▸ **What you have to do**
Scan the following material for the string "this" and copy each line in which it appears.

▸ **Records supplied**
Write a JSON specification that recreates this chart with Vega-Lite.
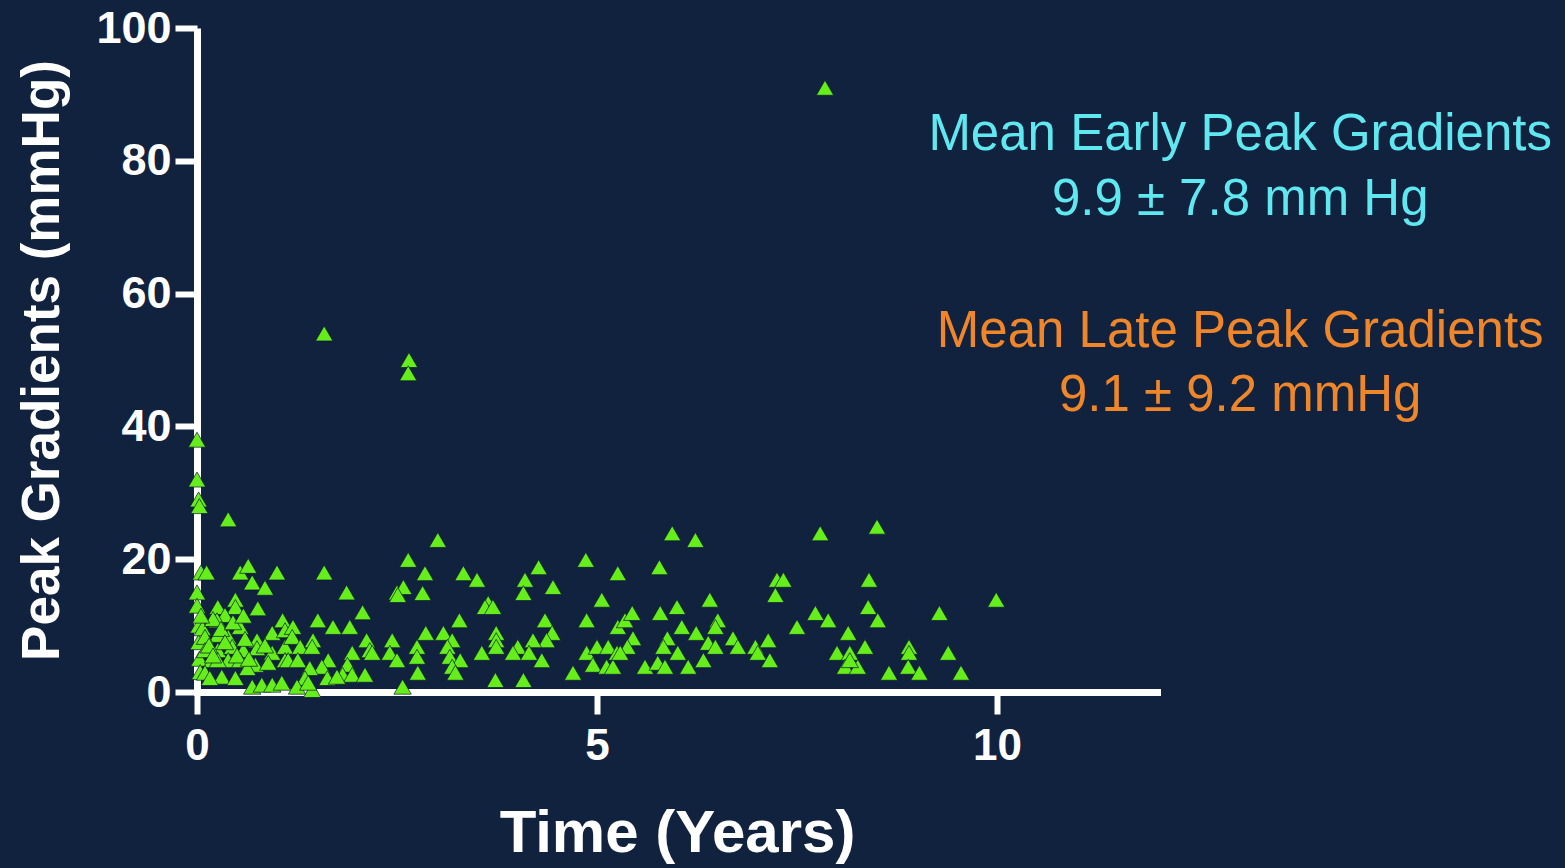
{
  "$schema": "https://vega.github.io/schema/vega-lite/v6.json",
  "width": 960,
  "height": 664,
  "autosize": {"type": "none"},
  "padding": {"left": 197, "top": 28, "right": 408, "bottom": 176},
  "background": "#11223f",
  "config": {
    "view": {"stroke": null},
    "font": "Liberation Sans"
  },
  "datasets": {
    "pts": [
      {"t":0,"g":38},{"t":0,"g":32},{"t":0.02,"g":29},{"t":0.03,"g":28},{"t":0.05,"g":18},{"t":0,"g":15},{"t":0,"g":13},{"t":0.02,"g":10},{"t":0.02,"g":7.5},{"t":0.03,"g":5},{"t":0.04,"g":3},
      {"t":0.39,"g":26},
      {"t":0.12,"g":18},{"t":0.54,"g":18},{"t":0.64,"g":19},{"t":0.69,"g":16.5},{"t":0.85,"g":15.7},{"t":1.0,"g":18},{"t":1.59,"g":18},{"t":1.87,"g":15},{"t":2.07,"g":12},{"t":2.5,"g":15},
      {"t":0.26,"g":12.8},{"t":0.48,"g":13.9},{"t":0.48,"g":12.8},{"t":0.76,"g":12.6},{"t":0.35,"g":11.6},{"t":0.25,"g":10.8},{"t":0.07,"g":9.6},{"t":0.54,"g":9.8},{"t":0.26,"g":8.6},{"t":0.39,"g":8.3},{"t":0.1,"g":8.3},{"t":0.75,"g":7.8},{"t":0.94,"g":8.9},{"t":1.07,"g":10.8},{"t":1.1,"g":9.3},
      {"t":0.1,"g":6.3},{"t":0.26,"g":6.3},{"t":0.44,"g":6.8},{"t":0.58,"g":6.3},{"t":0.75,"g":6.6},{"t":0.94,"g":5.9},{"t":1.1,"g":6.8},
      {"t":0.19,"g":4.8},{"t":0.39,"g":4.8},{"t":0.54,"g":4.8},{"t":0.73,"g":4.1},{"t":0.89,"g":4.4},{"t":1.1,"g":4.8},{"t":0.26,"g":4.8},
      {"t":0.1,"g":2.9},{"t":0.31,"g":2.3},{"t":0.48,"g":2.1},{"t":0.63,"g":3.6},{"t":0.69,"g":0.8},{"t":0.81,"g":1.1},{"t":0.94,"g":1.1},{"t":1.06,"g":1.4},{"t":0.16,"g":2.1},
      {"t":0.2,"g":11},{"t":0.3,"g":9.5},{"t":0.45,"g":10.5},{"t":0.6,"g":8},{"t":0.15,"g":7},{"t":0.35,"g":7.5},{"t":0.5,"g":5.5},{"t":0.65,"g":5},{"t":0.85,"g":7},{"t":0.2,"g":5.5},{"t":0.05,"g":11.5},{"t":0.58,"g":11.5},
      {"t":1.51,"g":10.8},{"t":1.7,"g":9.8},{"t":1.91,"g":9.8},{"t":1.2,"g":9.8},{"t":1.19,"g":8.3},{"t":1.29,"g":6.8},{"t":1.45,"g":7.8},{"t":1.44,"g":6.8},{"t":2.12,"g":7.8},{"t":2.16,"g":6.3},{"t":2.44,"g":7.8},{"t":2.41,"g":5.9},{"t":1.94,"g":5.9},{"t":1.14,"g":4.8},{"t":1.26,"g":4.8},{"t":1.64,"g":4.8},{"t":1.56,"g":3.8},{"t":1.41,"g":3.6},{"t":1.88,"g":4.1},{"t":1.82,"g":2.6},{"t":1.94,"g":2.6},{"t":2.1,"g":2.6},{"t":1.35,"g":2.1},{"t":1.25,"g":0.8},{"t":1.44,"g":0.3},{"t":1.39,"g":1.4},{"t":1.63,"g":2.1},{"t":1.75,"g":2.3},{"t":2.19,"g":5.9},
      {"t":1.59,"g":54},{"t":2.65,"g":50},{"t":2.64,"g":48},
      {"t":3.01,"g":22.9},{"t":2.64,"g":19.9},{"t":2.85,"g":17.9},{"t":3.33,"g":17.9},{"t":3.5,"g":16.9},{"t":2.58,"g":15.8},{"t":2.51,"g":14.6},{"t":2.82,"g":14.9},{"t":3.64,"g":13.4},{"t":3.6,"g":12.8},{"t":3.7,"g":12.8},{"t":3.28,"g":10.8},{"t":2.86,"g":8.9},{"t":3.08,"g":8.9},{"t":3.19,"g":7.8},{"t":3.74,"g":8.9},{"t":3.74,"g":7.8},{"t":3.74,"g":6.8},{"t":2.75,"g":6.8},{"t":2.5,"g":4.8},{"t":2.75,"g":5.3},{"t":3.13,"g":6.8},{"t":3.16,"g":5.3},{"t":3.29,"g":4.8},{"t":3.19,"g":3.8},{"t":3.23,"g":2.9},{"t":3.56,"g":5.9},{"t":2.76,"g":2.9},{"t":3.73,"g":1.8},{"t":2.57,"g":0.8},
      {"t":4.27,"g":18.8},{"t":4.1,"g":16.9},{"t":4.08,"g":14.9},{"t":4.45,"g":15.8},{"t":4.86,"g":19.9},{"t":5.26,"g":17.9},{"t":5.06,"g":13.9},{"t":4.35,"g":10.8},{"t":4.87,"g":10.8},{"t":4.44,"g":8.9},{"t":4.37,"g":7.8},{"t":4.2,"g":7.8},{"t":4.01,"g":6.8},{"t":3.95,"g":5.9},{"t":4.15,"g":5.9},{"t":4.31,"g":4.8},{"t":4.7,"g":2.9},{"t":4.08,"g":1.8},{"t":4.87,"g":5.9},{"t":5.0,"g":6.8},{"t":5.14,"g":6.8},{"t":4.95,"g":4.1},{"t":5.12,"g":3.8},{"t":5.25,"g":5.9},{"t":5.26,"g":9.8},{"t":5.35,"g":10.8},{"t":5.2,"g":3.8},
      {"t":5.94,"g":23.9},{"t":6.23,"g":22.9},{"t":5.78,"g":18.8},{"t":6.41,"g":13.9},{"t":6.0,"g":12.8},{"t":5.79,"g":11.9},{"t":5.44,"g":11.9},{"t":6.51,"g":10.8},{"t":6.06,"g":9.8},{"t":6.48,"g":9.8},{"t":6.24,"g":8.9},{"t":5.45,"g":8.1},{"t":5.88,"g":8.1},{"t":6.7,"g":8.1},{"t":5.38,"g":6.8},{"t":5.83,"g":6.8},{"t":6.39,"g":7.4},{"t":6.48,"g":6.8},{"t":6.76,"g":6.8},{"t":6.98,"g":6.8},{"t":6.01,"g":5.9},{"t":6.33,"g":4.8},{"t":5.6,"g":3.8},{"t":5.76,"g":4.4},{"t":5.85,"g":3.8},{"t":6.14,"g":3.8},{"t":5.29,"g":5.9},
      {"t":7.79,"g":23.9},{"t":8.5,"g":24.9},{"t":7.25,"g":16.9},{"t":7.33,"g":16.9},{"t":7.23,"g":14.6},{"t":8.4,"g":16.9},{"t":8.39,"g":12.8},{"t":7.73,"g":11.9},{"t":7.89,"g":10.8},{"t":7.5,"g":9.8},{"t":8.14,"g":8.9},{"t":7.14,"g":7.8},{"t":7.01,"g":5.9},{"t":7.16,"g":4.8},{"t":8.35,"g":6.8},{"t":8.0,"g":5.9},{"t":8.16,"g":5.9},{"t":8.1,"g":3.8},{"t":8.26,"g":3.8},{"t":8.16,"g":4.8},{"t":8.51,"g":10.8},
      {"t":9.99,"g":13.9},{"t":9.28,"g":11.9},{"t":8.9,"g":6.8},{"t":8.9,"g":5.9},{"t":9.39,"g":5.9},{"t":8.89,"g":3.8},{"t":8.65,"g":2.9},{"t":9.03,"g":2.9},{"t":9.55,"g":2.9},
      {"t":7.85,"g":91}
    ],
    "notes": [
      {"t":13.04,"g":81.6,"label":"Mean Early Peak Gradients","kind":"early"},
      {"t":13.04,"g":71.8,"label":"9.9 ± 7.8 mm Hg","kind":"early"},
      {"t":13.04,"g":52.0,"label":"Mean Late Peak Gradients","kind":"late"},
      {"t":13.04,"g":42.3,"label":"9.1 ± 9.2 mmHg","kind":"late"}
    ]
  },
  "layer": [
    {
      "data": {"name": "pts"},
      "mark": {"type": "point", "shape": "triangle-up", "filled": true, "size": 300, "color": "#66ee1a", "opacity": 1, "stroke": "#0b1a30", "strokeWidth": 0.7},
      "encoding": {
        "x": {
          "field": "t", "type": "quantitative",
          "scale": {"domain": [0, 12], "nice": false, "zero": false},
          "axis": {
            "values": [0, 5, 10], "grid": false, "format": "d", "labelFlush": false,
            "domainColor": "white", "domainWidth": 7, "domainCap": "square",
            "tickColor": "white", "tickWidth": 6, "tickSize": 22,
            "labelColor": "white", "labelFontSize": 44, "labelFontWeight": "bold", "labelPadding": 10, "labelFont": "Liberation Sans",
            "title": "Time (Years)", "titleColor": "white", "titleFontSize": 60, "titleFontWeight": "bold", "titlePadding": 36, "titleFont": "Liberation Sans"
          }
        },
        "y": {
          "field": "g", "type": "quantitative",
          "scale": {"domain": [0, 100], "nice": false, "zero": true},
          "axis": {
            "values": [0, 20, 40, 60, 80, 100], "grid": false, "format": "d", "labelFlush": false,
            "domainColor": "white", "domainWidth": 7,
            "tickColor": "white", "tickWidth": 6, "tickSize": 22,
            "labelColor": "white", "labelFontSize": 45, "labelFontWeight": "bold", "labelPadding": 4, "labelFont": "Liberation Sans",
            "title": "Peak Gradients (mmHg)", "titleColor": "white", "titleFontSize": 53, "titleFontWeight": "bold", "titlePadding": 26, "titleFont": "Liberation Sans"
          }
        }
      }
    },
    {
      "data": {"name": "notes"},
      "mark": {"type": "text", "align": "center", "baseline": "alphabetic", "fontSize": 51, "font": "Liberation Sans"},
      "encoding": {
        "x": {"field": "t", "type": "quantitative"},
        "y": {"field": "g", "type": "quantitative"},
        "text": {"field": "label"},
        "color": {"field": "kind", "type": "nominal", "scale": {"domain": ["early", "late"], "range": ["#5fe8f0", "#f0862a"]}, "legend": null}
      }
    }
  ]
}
---
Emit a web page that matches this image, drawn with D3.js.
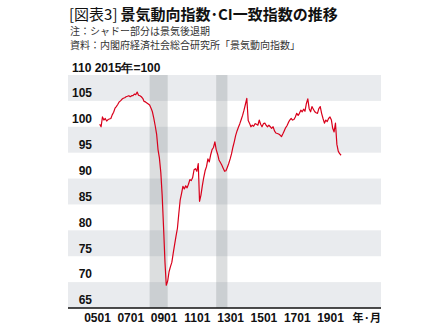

▸ **Exercise answer**
Write a JSON specification that recreates this chart with Vega-Lite.
Emit a web page that matches this image, drawn with D3.js.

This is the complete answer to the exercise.